The young scientist De Saussure was one of the first to make a study of glacial action. Then, in 1762, the young Duc d’Enville made a study of the glaciers of Savoy, and wrote an interesting account of them, which may be found in the Annuaire du Club Alpin for 1893. Seventy years later Professor Forbes began to make scientific studies of the motion of the glaciers and was the first to discover that they were really rivers of ice moving like other rivers, faster in the centre than at the sides. He calculated that their daily progress was ten inches near the top, twenty-five inches near the bottom, at the centre, and sixteen inches at the sides. He discovered in the ice, fragments of wood which were recognized as belonging to a ladder which De Saussure had left at the upper end of the Mer de Glace in 1788. They had been brought down five thousand meters in forty-five years. In 1837 Louis Jean Rodolphe Agassiz, whom America claims as one of her glories, though he was born on Lake Morat “In the pleasant Pays de Vaud,” read a paper before the Helvetic Society of Natural Sciences meeting at Neuchâtel, in which he propounded the now-accepted theory. As it was opposed he made tests of the motion of the glaciers at Chamonix, at Zermatt and near the Grimsel-Pass. He spent a number of years in this work, assisted by Count de Pourtalès and others. All sorts of tests were made but the proof of time is absolutely convincing.
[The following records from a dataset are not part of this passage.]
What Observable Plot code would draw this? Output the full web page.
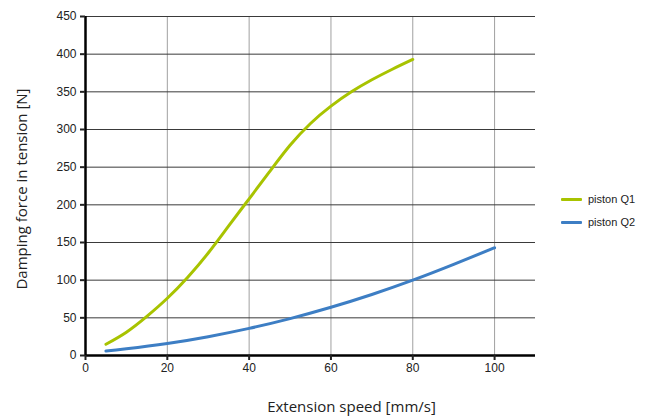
<!DOCTYPE html>
<html>
<head>
<meta charset="utf-8">
<script src="https://cdn.jsdelivr.net/npm/d3@7"></script>
<script src="https://cdn.jsdelivr.net/npm/@observablehq/plot@0.6"></script>
<style>
  html, body { margin: 0; padding: 0; background: #fff; }
  #wrap { position: relative; width: 651px; height: 416px; }
  #legend { position: absolute; left: 561px; top: 191px; font: 11px "Liberation Sans", Arial, sans-serif; color: #222; }
  .item { display: flex; align-items: center; height: 16px; margin-bottom: 7px; }
  .sw { width: 21px; height: 3px; margin-right: 6px; border-radius: 1px; }
</style>
</head>
<body>
<div id="wrap"><div id="legend"></div></div>
<script>
const seriesNames = ["piston Q1", "piston Q2"];
const seriesColors = ["#a8c300", "#3d7ec4"];

const q1Speed = [5, 10, 15, 20, 25, 30, 35, 40, 45, 50, 55, 60, 65, 70, 75, 80];
const q1Force = [15, 31, 52, 76, 104, 136, 172, 208, 244, 279, 308, 331, 350, 366, 380, 393];

const q2Speed = [5, 10, 20, 30, 40, 50, 60, 70, 80, 90, 100];
const q2Force = [6, 9, 16, 25, 36, 49, 64, 81, 100, 121, 143];

const xTicks = [0, 20, 40, 60, 80, 100];
const yTicks = [0, 50, 100, 150, 200, 250, 300, 350, 400, 450];

const xTitle = "Extension speed [mm/s]";
const yTitle = "Damping force in tension [N]";

const q1 = q1Speed.map((x, i) => ({x, y: q1Force[i]}));
const q2 = q2Speed.map((x, i) => ({x, y: q2Force[i]}));

const titleFont = "'Open Sans', Lato, sans-serif";

const chart = Plot.plot({
  width: 651,
  height: 416,
  marginLeft: 85,
  marginRight: 116,
  marginTop: 16,
  marginBottom: 61,
  style: {fontFamily: "'Liberation Sans', Arial, sans-serif", fontSize: "12px", color: "#222", background: "#fff"},
  x: {domain: [0, 110]},
  y: {domain: [0, 450]},
  marks: [
    Plot.gridX(xTicks.filter(d => d > 0), {stroke: "#a0a0a0", strokeOpacity: 1, strokeWidth: 1}),
    Plot.gridY(yTicks.filter(d => d > 0), {stroke: "#3a3a3a", strokeOpacity: 1, strokeWidth: 1}),
    Plot.line(q1, {x: "x", y: "y", curve: "natural", stroke: seriesColors[0], strokeWidth: 3}),
    Plot.line(q2, {x: "x", y: "y", curve: "natural", stroke: seriesColors[1], strokeWidth: 3}),
    Plot.ruleX([0], {stroke: "#000", strokeWidth: 2.5}),
    Plot.ruleY([0], {stroke: "#000", strokeWidth: 2.5}),
    Plot.axisX({ticks: xTicks, tickSize: 5, tickPadding: 3, strokeWidth: 2, label: null, fill: "#222"}),
    Plot.axisY({ticks: yTicks, tickSize: 5, tickPadding: 4, strokeWidth: 2, label: null, fill: "#222"}),
    Plot.text([xTitle], {frameAnchor: "bottom", text: d => d, dx: 41, dy: 52, textAnchor: "middle", lineAnchor: "middle", fontSize: 15, fontFamily: titleFont, fill: "#222"}),
    Plot.text([yTitle], {frameAnchor: "left", text: d => d, rotate: -90, dx: -63, dy: 3, textAnchor: "middle", lineAnchor: "middle", fontSize: 15, fontFamily: titleFont, fill: "#222"})
  ]
});
document.getElementById("wrap").prepend(chart);

const legend = document.getElementById("legend");
seriesNames.forEach((name, i) => {
  const item = document.createElement("div");
  item.className = "item";
  const sw = document.createElement("span");
  sw.className = "sw";
  sw.style.background = seriesColors[i];
  const t = document.createElement("span");
  t.textContent = name;
  item.append(sw, t);
  legend.append(item);
});
</script>
</body>
</html>
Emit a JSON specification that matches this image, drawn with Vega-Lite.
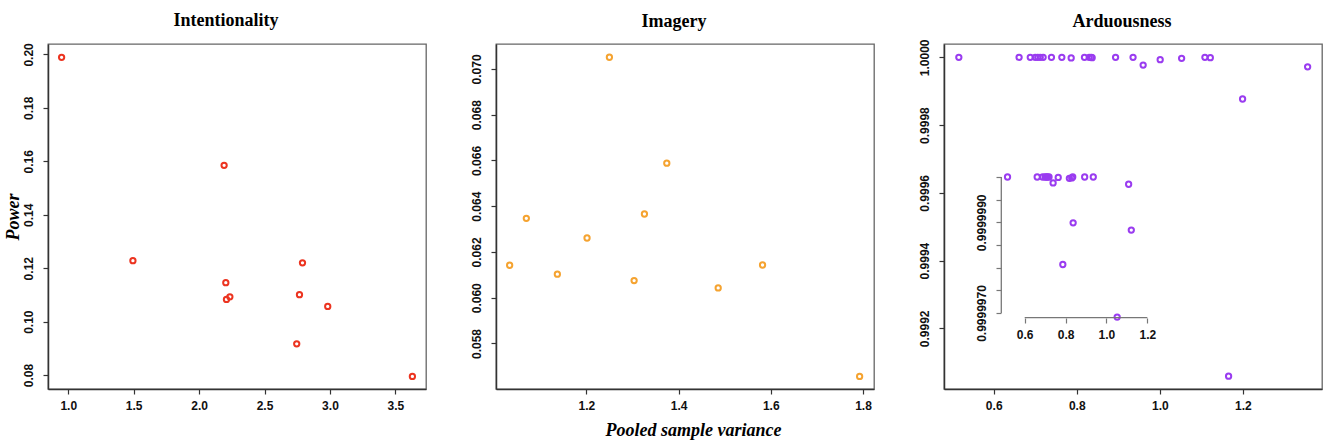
{
  "$schema": "https://vega.github.io/schema/vega-lite/v6.json",
  "background": "white",
  "padding": {"left": 3, "top": 11, "right": 0, "bottom": 0},
  "bounds": "flush",
  "spacing": 70,
  "datasets": {
    "intent": [
      {"x": 0.949, "y": 0.1989}, {"x": 1.494, "y": 0.1228}, {"x": 2.191, "y": 0.1585},
      {"x": 2.204, "y": 0.1146}, {"x": 2.209, "y": 0.1083}, {"x": 2.235, "y": 0.1093},
      {"x": 2.790, "y": 0.1220}, {"x": 2.767, "y": 0.1101}, {"x": 2.983, "y": 0.1057},
      {"x": 2.746, "y": 0.0917}, {"x": 3.630, "y": 0.0795}
    ],
    "imagery": [
      {"x": 1.0335, "y": 0.06142}, {"x": 1.0697, "y": 0.06347}, {"x": 1.137, "y": 0.06103},
      {"x": 1.2014, "y": 0.06261}, {"x": 1.2499, "y": 0.07051}, {"x": 1.3035, "y": 0.06075},
      {"x": 1.3259, "y": 0.06366}, {"x": 1.3744, "y": 0.06588}, {"x": 1.4859, "y": 0.06043},
      {"x": 1.5821, "y": 0.06143}, {"x": 1.7927, "y": 0.05656}
    ],
    "ard": [
      {"x": 0.516, "y": 1.0}, {"x": 0.6611, "y": 1.0}, {"x": 0.688, "y": 1.0},
      {"x": 0.700, "y": 1.0}, {"x": 0.706, "y": 1.0}, {"x": 0.712, "y": 1.0},
      {"x": 0.719, "y": 1.0}, {"x": 0.739, "y": 0.99999987}, {"x": 0.764, "y": 0.99999999},
      {"x": 0.7865, "y": 0.99999807}, {"x": 0.8185, "y": 0.99999997}, {"x": 0.830, "y": 0.99999998},
      {"x": 0.835, "y": 1.0}, {"x": 0.837, "y": 0.99999899}, {"x": 0.8934, "y": 1.0},
      {"x": 0.9355, "y": 1.0}, {"x": 0.9598, "y": 0.999977}, {"x": 1.0008, "y": 0.999993},
      {"x": 1.0524, "y": 0.99999691}, {"x": 1.1085, "y": 0.99999984}, {"x": 1.1215, "y": 0.99999883},
      {"x": 1.1992, "y": 0.999877}, {"x": 1.1655, "y": 0.999059}, {"x": 1.3558, "y": 0.999972}
    ]
  },
  "hconcat": [
    {
      "width": 378, "height": 345,
      "title": {"text": "Intentionality", "offset": 13, "dx": -11},
      "data": {"name": "intent"},
      "mark": {"type": "point", "shape": "circle", "filled": false, "strokeWidth": 2, "size": 28, "color": "#ec3420", "opacity": 1},
      "encoding": {
        "x": {"field": "x", "type": "quantitative", "scale": {"domain": [0.845, 3.734], "nice": false, "zero": false},
              "axis": {"values": [1.0, 1.5, 2.0, 2.5, 3.0, 3.5], "format": ".1f", "title": null, "labelPadding": 6}},
        "y": {"field": "y", "type": "quantitative", "scale": {"domain": [0.0748, 0.2039], "nice": false, "zero": false},
              "axis": {"values": [0.08, 0.10, 0.12, 0.14, 0.16, 0.18, 0.20], "format": ".2f", "title": "Power", "labelAngle": -90, "labelPadding": 8, "titlePadding": 0}}
      }
    },
    {
      "width": 378, "height": 345,
      "title": {"text": "Imagery", "offset": 13, "dx": -11},
      "data": {"name": "imagery"},
      "mark": {"type": "point", "shape": "circle", "filled": false, "strokeWidth": 2, "size": 28, "color": "#f5a330", "opacity": 1},
      "encoding": {
        "x": {"field": "x", "type": "quantitative", "scale": {"domain": [1.0039, 1.8239], "nice": false, "zero": false},
              "axis": {"values": [1.2, 1.4, 1.6, 1.8], "format": ".1f", "title": "Pooled sample variance", "labelPadding": 6, "titlePadding": 10, "titleX": 197}},
        "y": {"field": "y", "type": "quantitative", "scale": {"domain": [0.05601, 0.07109], "nice": false, "zero": false},
              "axis": {"values": [0.058, 0.060, 0.062, 0.064, 0.066, 0.068, 0.070], "format": ".3f", "title": null, "labelAngle": -90, "labelPadding": 8}}
      }
    },
    {
      "width": 378, "height": 345,
      "title": {"text": "Arduousness", "offset": 8, "dx": -11},
      "layer": [
        {
          "data": {"name": "ard"},
          "mark": {"type": "point", "shape": "circle", "filled": false, "strokeWidth": 2, "size": 28, "color": "#9a3cf0", "opacity": 1},
          "encoding": {
            "x": {"field": "x", "type": "quantitative", "scale": {"domain": [0.4803, 1.3904], "nice": false, "zero": false},
                  "axis": {"values": [0.6, 0.8, 1.0, 1.2], "format": ".1f", "title": null, "labelPadding": 6, "orient": "bottom"}},
            "y": {"field": "y", "type": "quantitative", "scale": {"domain": [0.999021, 1.0000393], "nice": false, "zero": false},
                  "axis": {"values": [0.9992, 0.9994, 0.9996, 0.9998, 1.0], "format": ".4f", "title": null, "labelAngle": -90, "labelPadding": 8, "orient": "left"}}
          }
        },
        {
          "layer": [
            {
              "data": {"name": "ard"},
              "transform": [{"filter": "datum.y >= 0.999996"}],
              "mark": {"type": "point", "shape": "circle", "filled": false, "strokeWidth": 2, "size": 28, "color": "#9a3cf0", "opacity": 1},
              "encoding": {
                "x": {"field": "x", "type": "quantitative", "scale": {"domain": [0.2052, 2.0545], "nice": false, "zero": false},
                      "axis": {"orient": "bottom", "offset": -71, "domain": false, "values": [0.6, 0.8, 1.0, 1.2], "format": ".1f", "title": null, "labelPadding": 6, "tickColor": "#777"}},
                "y": {"field": "y", "type": "quantitative", "scale": {"domain": [0.9999953234, 1.0000029343], "nice": false, "zero": false},
                      "axis": {"orient": "left", "offset": -57, "domain": false, "values": [0.999997, 0.9999975, 0.999998, 0.9999985, 0.999999, 0.9999995, 1.0],
                               "labelExpr": "abs(datum.value - 0.999999) < 1e-9 || abs(datum.value - 0.999997) < 1e-9 ? format(datum.value, '.7f') : ''",
                               "title": null, "labelAngle": -90, "labelPadding": 8, "tickColor": "#777"}}
              }
            },
            {
              "data": {"values": [{}]},
              "mark": {"type": "rule", "color": "#777", "strokeWidth": 1.3},
              "encoding": {
                "x": {"datum": 0.6, "type": "quantitative"},
                "x2": {"datum": 1.2},
                "y": {"datum": 0.9999968963, "type": "quantitative"}
              }
            },
            {
              "data": {"values": [{}]},
              "mark": {"type": "rule", "color": "#777", "strokeWidth": 1.3},
              "encoding": {
                "x": {"datum": 0.4855, "type": "quantitative"},
                "y": {"datum": 0.999997, "type": "quantitative"},
                "y2": {"datum": 1.0}
              }
            }
          ]
        }
      ],
      "resolve": {"scale": {"x": "independent", "y": "independent"}, "axis": {"x": "independent", "y": "independent"}}
    }
  ],
  "config": {
    "view": {"stroke": "#666", "strokeWidth": 1.3},
    "axis": {"grid": false, "domainColor": "#333", "domainWidth": 1.5, "tickColor": "#333", "tickSize": 5, "tickWidth": 1.2,
             "labelFont": "Liberation Sans", "labelFontWeight": "bold", "labelFontSize": 12, "labelColor": "#111",
             "labelFlush": false, "labelOverlap": false,
             "titleFont": "Liberation Serif", "titleFontWeight": "bold", "titleFontStyle": "italic", "titleFontSize": 18, "titleColor": "#000"},
    "title": {"font": "Liberation Serif", "fontSize": 18, "fontWeight": "bold", "color": "#000", "anchor": "middle"}
  }
}
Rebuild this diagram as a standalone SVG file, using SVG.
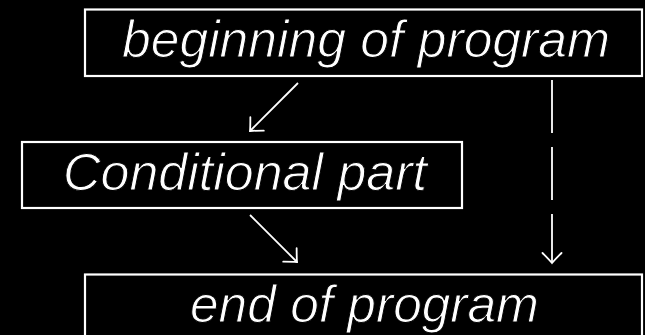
<svg xmlns="http://www.w3.org/2000/svg" width="645" height="335" viewBox="0 0 645 335">
  <style>
    .box { fill: #000; stroke: #fff; stroke-width: 2.2; }
    .lbl { font-family: "Liberation Sans", Arial, sans-serif; font-style: italic; font-size: 51.6px; fill: #fff; stroke: #000; stroke-width: 1; text-anchor: middle; }
    .edge { stroke: #fff; stroke-width: 1.8; fill: none; }
    .dash { stroke-dasharray: 53 14; }
  </style>
  <defs>
    <marker id="arr" viewBox="-12 -12 14 24" refX="0" refY="0" markerWidth="14" markerHeight="24" markerUnits="userSpaceOnUse" orient="auto" overflow="visible">
      <path d="M-10,-9.5 Q-3,-2.5 0,0 Q-3,2.5 -10,9.5" fill="none" stroke="#fff" stroke-width="1.8" stroke-linecap="round" stroke-dasharray="none"/>
    </marker>
  </defs>
  <rect width="645" height="335" fill="#000"/>
  <g id="beginning">
    <rect class="box" x="85" y="9.5" width="557" height="66.5"/>
    <text class="lbl" x="366" y="57" textLength="488" lengthAdjust="spacingAndGlyphs">beginning of program</text>
  </g>
  <g id="conditional">
    <rect class="box" x="22" y="142" width="440" height="66"/>
    <text class="lbl" x="245" y="189.5" textLength="364" lengthAdjust="spacingAndGlyphs">Conditional part</text>
  </g>
  <g id="end">
    <rect class="box" x="85" y="274.5" width="557" height="70"/>
    <text class="lbl" x="364.5" y="321.5" textLength="349" lengthAdjust="spacingAndGlyphs">end of program</text>
  </g>
  <g id="connectors">
    <path class="edge" d="M298,83 L250,131" marker-end="url(#arr)"/>
    <path class="edge" d="M250,215 L297,262" marker-end="url(#arr)"/>
    <path class="edge dash" d="M552,80 L552,263" marker-end="url(#arr)"/>
  </g>
</svg>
Thus in 1820 a party had reached the upper end of the Grand Plateau and were just starting up the “ancien passage” when the snow on which they were climbing began to slide. All of them were swept down to the edge of the great crevasse which they had safely crossed a short time before. Three of the guides were swallowed up in it. In 1861 the remains of their bodies began to appear at the lower end of the Glacier des Bossons, more than a kilometer from the place. Bits of clothing, a cooked leg of mutton, a forearm with its hand came into sight. One of the surviving guides was present when they were discovered and exclaimed:—“Who would have thought I should once more shake hands with my good comrade again!” These remains had travelled more than one hundred and fifty meters a year for forty-one years.
De Saussure’s monument stands on the east bank of the Arve; Balmat’s on the other side, near the church.
The valley of Chamonix is supposed to be due to glacial action. Those who have studied it show that it is a part of the great folding up of the Jurassic strata nipt in between crystalline rocks by the tremendous lateral compression to which Switzerland was subjected as the earth cooled and shrank. The Valais, the Urserental and the region of the Vorder Rhein belong to the same cosmic cataclysm.
“JAGGED NEEDLES AND PINNACLES OF CRUEL ROCK.”